Recently, some experts have argued that video games are beneficial for kids. They help them develop problem-solving and decision-making skills. Of course, this does not mean all video games are created equal and parents still must be vigilant.

The thinking goes that when kids play the games, they manage several levels of activities at once and work toward completing specific tasks. Success is rewarded, and when they conquer the different levels of a game, the players feel satisfied and proud. This, the professionals say, is excellent for cognitive growth.

Regardless of these findings, parents are faced with the question: Should we let our kids play video games…endlessly?

Hours and Hours of Gaming
According to people who keep track of these statistics, the video game industry is thriving and is predicted to grow by approximately 5 percent a year at least through 2015.
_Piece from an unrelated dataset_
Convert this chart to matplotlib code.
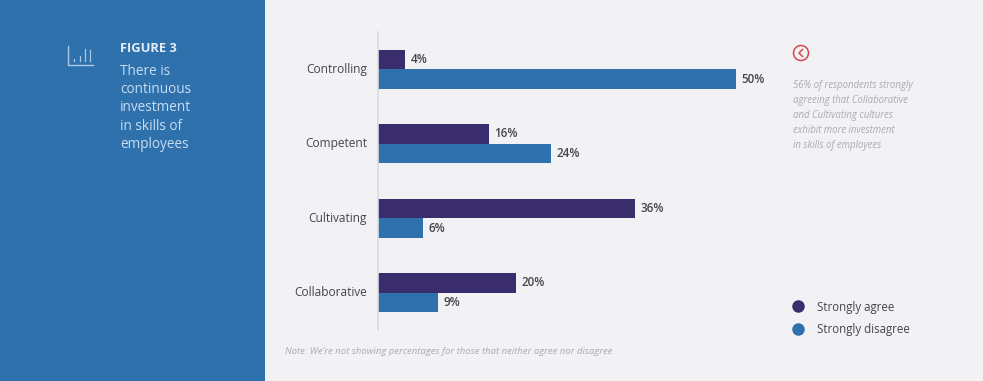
import matplotlib
matplotlib.use("Agg")
import matplotlib.pyplot as plt
from matplotlib.lines import Line2D
from matplotlib.patches import Circle, Rectangle
import numpy as np

plt.rcParams["font.family"] = ["Open Sans", "DejaVu Sans"]

W, H = 983, 381
BG = "#f2f2f5"
BLUE = "#2e71ad"
PURPLE = "#3a2d6e"
TEXT = "#45454a"
PALE = "#c9dcf0"
NOTE = "#ababb0"
PX_PER_PCT = 7.16

categories = ["Controlling", "Competent", "Cultivating", "Collaborative"]
# bar lengths as drawn in the picture, they run a little off the printed labels
strongly_agree = [3.8, 15.5, 35.9, 19.3]
strongly_disagree = [50, 24.2, 6.3, 8.4]
agree_labels = ["4%", "16%", "36%", "20%"]
disagree_labels = ["50%", "24%", "6%", "9%"]
caption = ["There is", "continuous", "investment", "in skills of", "employees"]
callout = ["56% of respondents strongly", "agreeing that Collaborative",
           "and Cultivating cultures", "exhibit more investment",
           "in skills of employees"]
note = "Note: We\u2019re not showing percentages for those that neither agree nor disagree"

fig = plt.figure(figsize=(W / 100, H / 100), dpi=100, facecolor=BG)

# overlay in pixel coords for the side panel and notes
bg = fig.add_axes([0, 0, 1, 1])
bg.set_xlim(0, W)
bg.set_ylim(H, 0)
bg.axis("off")
bg.add_patch(Rectangle((0, 0), 265, H, color=BLUE, lw=0))

# small bar chart icon
bg.plot([67.5, 67.5, 93], [46, 65, 65], color="#a9c8e8", lw=1.0)
for x, top in zip([74, 80, 85, 90], [59, 56, 49, 50]):
    bg.plot([x, x], [top, 61], color="#a9c8e8", lw=0.9)

bg.text(120, 48, "FIGURE 3", color="#e3edf7", fontsize=9.3, fontweight="bold", va="center")
for i, line in enumerate(caption):
    bg.text(120, 71.5 + i * 18.2, line, color=PALE, fontsize=9.8, fontweight="medium", va="center")

# red back icon
bg.add_patch(Circle((801, 53), 7.5, fill=False, ec="#cf4a50", lw=1.1))
bg.plot([802.5, 799, 802.5], [49.5, 53, 56.5], color="#cf4a50", lw=1.1)
for i, line in enumerate(callout):
    bg.text(793, 85.5 + i * 14.9, line, color=NOTE, fontsize=6.9, style="italic", va="center")
bg.text(285, 351.5, note, color=NOTE, fontsize=6.8, style="italic", va="center")

# chart
ax = fig.add_axes([378 / W, 1 - 330 / H, (W - 378) / W, 298 / H])
ax.patch.set_alpha(0)
y = np.arange(len(categories))
bh = 0.265
ax.barh(y - bh / 2, strongly_agree, bh, color=PURPLE)
ax.barh(y + bh / 2, strongly_disagree, bh, color=BLUE)
ax.set_xlim(0, (W - 378) / PX_PER_PCT)
ax.set_ylim(3.5, -0.5)
ax.set_yticks(y)
ax.set_yticklabels(categories, fontsize=8.6, color=TEXT, fontweight="medium", va="center")
ax.tick_params(axis="y", length=0, pad=8)
ax.set_xticks([])
for s in ["top", "right", "bottom"]:
    ax.spines[s].set_visible(False)
ax.spines["left"].set_color("#dcdce0")
ax.spines["left"].set_linewidth(1.2)

for i in range(len(categories)):
    ax.annotate(agree_labels[i], (strongly_agree[i], i - bh / 2), xytext=(4.0, 0), textcoords="offset points",
                fontsize=8.4, fontweight="semibold", color=TEXT, va="center")
    ax.annotate(disagree_labels[i], (strongly_disagree[i], i + bh / 2), xytext=(4.0, 0), textcoords="offset points",
                fontsize=8.4, fontweight="semibold", color=TEXT, va="center")

handles = [
    Line2D([], [], marker="o", ls="", ms=8, color=PURPLE, label="Strongly agree"),
    Line2D([], [], marker="o", ls="", ms=8, color=BLUE, label="Strongly disagree"),
]
fig.legend(handles=handles, loc="upper left", bbox_to_anchor=(788.5 / W, 1 - 300.5 / H),
           frameon=False, labelcolor=TEXT, prop={"size": 8.3, "weight": "medium"}, handletextpad=0.85,
           labelspacing=0.85, borderpad=0, borderaxespad=0, handlelength=1.6)

fig.savefig("out.png", dpi=100, facecolor=BG)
Not all of the games sold are for kids — plenty of adults enjoy gaming, as well — but the games are pervasive with youngsters. Experts calculate that some children spend 13 or more hours a week playing video games.

Even if the kids are benefiting from the games, and undoubtedly many are, that’s a lot of time that could be spent otherwise. It's important for our kids to play outdoors, participate in sports, spend time with their families and their friends, and, last but not least, keep up with their schoowork.

Video Games and Aggression
The problems, the experts agree, seems to lie with violent games. Even if a game does not involve blood and gore, it may promote aggressive behavior. When this behavior is rewarded and then repeated over and over, some children might show signs of increased belligerence.

This worries many parents, educators, and child psychologists.

In an effort to help parents monitor the games their children play, the industry puts ratings on the games for sale and for rent. The ratings are:

EC for Early Childhood: Content is intended for young children.

E for Everyone: Content is generally suitable for all ages. May contain minimal cartoon, fantasy or mild violence, mild language and/or minimal suggestive themes.

E 10+ for Everyone Older than 10: Content is generally suitable for ages 10 and up. May contain more cartoon, fantasy or mild violence, mild language, and/or minimal suggestive themes.

T for Teen: Content is generally suitable for ages 13 and older. May contain violence, suggestive themes, crude humor, minimal blood, simulated gambling and/or infrequent use of strong language.

M for Mature 17+: Content may be suitable for ages 17 and up. May contain intense violence, blood and gore, sexual content and/or strong language.

AO for Adults Only: Content suitable only for adults. May include prolonged scenes of intense violence, graphic sexual content and/or gambling with real currency.

RP: Rating Pending: Not yet assigned a final ESRB rating. Appears only in advertising, marketing and promotional materials related to a game that is expected to carry an ESRB rating, and should be replaced by a game's rating once it has been assigned.

For more on these rating, go to www.esrb.org.

Parental Involvement Beyond ensuring that your kids play games rated suitable for their ages, parents should take other precautions. Regardless of the benefits, too much of any one thing is not a good thing, and so it’s a good idea to limit the hours your kids game.

Just as you limit television viewing, enforce strict rules for the number of hours your children can play video games. If you start young, your kids will develop a pattern of curtailing their gaming habits, or at least be conscious of the need to do so.

Play the games with your kids — and don’t be upset if they beat you! Talk about any part of the game that seems especially exciting or, on the other hand, somewhat questionable. If you have concerns, put the game away until the child is older (at which time the game will probably be totally out of date!), or restrict its play to the older children.

Video games are here to stay. Consider their good points and then watch for their negatives —like a hawk!